This is a fluent
narrative of the United Kingdom’s external political relations with the USA and the European Union from the Suez debacle of 1956 to the
Brexit debacle of 2016 and its immediate aftermath. The story is told through
the eyes and words of Prime Ministers, their advisers, and senior Whitehall
civil servants. There is more detail in earlier chapters where even readers
like myself who lived through the events may have forgotten the details - or
worse: I can’t even remember if I voted in the first 1975 Referendum…... Later
chapters assume, reasonably enough, that the reader’s memory is still
reasonably fresh. But even those with very good memories will find things here
which they didn’t already know.
Though the author (chief
political commentator at the Financial
Times - the newspaper I have read for several years after giving up on The Guardian of Morality) took the
Remainer side in Britain’s (still ongoing) civil strife, the narrative does not
feel unbalanced or obsessive. Nor does Stephens get side-tracked into gossip
and he characterises Prime Ministers in terms of their grasp of issues, their
management and presentational skills, their decisiveness - and their success or
failure. So it’s a serious book.
There are two or three
lacunae. Though Empire & Commonwealth figures in the background it rarely
appears as a player, nor do those who have migrated from it to the UK. This
misses several things. The Empire provided soldiers and supplies of essential
goods through World War Two (see David Edgerton, Britain’s War Machine reviewed elsewhere on this blog) and in those
ways was not untouched by the European conflict. Equally, more recent migrants
from the Indian sub-continent have not had a European take on the world and
have clearly been open to “Global Britain” rhetoric. The Leave campaign of 2016
courted the Asian vote (including that in the northern “Red Wall”

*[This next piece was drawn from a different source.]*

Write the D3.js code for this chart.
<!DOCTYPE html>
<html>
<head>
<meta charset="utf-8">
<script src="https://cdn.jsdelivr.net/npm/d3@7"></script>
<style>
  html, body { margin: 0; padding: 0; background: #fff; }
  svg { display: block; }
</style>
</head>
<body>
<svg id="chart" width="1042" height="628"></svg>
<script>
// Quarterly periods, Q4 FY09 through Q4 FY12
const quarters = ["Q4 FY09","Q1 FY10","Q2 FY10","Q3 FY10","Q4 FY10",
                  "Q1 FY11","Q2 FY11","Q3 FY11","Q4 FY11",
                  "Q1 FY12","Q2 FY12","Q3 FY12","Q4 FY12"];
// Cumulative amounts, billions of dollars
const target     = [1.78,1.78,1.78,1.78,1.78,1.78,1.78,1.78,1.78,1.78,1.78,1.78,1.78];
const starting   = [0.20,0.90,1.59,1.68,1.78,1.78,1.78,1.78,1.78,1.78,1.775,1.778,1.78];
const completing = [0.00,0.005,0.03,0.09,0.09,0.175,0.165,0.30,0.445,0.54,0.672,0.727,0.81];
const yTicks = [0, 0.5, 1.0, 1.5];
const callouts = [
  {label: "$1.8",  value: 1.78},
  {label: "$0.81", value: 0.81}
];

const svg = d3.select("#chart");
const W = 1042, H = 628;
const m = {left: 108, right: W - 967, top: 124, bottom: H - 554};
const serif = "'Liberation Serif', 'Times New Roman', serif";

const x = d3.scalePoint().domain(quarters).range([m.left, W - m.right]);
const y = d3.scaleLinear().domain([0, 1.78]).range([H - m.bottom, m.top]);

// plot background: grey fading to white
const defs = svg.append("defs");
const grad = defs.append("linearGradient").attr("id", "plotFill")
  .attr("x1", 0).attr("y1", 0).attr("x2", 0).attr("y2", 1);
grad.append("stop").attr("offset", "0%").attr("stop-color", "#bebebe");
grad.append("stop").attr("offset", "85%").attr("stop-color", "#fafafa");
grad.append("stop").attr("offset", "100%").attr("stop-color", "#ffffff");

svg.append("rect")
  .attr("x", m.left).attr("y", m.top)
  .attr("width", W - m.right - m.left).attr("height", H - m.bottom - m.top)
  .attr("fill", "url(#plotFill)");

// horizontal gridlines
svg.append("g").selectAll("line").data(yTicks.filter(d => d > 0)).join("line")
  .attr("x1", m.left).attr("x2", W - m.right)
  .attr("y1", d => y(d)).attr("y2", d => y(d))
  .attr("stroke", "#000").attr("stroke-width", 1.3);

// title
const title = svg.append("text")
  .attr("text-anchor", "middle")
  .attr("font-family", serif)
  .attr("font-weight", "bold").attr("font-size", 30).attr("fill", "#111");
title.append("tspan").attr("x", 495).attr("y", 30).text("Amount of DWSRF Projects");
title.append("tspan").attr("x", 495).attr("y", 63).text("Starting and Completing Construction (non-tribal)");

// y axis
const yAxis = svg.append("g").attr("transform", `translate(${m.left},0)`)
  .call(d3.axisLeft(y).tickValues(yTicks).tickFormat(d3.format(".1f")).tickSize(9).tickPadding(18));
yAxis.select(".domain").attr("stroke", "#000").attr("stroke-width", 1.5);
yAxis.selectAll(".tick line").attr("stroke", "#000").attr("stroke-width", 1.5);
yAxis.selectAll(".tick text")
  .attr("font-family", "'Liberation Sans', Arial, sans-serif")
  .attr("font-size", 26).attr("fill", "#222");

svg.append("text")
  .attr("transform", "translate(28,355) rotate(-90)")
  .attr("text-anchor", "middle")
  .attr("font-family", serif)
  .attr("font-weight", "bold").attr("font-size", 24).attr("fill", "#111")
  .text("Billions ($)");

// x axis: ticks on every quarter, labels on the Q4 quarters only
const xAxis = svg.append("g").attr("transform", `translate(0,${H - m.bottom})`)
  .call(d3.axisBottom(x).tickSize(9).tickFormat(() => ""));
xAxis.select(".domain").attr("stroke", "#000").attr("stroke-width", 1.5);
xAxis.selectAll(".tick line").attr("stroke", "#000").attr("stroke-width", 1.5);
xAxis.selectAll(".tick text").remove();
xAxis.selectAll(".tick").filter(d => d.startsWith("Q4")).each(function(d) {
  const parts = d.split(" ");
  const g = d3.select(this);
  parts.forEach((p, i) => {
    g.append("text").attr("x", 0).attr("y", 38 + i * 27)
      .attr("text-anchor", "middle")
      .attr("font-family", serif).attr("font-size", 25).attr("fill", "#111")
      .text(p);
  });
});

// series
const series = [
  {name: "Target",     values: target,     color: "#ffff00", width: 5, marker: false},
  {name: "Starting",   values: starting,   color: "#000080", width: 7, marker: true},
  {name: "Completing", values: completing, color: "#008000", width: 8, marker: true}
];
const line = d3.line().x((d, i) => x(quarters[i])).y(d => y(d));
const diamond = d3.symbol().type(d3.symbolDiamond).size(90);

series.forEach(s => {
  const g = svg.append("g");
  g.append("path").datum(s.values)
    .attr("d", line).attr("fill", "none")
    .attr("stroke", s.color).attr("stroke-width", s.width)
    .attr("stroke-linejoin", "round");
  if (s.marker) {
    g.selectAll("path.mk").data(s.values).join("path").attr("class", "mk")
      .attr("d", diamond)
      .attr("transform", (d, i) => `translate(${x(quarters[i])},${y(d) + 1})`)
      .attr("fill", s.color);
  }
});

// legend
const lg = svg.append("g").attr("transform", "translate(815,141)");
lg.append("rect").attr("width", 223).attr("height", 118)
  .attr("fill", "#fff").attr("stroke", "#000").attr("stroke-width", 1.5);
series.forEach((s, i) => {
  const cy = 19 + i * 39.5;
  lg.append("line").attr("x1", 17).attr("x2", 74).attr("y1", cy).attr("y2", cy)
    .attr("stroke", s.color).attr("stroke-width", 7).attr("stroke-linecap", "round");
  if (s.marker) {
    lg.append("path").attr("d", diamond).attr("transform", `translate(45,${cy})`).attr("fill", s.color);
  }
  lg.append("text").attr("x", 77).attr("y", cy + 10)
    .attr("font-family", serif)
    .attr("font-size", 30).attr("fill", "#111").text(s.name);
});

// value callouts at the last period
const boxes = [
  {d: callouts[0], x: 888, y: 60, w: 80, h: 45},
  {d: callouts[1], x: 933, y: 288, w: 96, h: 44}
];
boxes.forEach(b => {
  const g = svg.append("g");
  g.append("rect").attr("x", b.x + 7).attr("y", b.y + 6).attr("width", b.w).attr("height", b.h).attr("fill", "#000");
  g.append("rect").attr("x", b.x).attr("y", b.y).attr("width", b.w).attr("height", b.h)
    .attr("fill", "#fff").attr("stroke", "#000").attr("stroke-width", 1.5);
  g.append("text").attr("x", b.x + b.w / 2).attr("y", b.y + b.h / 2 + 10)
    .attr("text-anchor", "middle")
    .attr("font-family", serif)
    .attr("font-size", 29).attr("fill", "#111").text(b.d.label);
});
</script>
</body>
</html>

constituencies) and it was made to appear that the ending of free movement from
the EU would be the precursor to greater openness to migration from Asia. This
appealed, among others, to Bangladeshi restaurant owners and so on, though they
may yet be disappointed. But in 2021 the door has already been opened to dual
national citizens of Hong Kong.
This seemingly small
topic does sit within a larger one which would look more broadly at the UKs
changing demographic which played a large part in making possible the Leave
victory in 2016. It also qualifies the broad brush characterisation of the
Leave campaign as racist or xenophobic. There are good foreigners and bad
foreigners and those who live next door are always the worst.
Another seemingly small
topic is Russian influence, which nowhere appears, except briefly in the quaint
form of the Profumo scandal. Though Stephens charts a history of the arms-based
Cold War and its end, he does not make a theme of the new Cold War in which
Russia has deployed cyberattacks, money, kompromat,
trolls, and sleeper agents to weaken and even destabilise Western democracies.
It would not have been gossip to say something about the role of Russian money
in the Leave campaign and in financially sustaining a Conservative Party which
has very few members and relatively few enthusiastic donors. The UKs hesitations
about its international allegiances and its real friends does seem to have
opened a space for the operations of those who wish it failure rather than
success. Put differently, the Conservative Party has changed and there are new Brexiters as well as the remaining old-guard of Iain Duncan-Smith, John Redwood, and so on.
*
Contemporary book
jackets, done on the cheap by freelancers, are often dire. This one is quite
clever and reminds me that in Germany the UK is now sometimes referred to as Die Insel. And in France, England’s
decline is charted in the small linguistic change which has turned Les Rosbifs into Les Fuck-Offs.
*
Nearly all the books reviewed on this website are ones I have bought; this one was sent as a review copy by the publisher, Faber.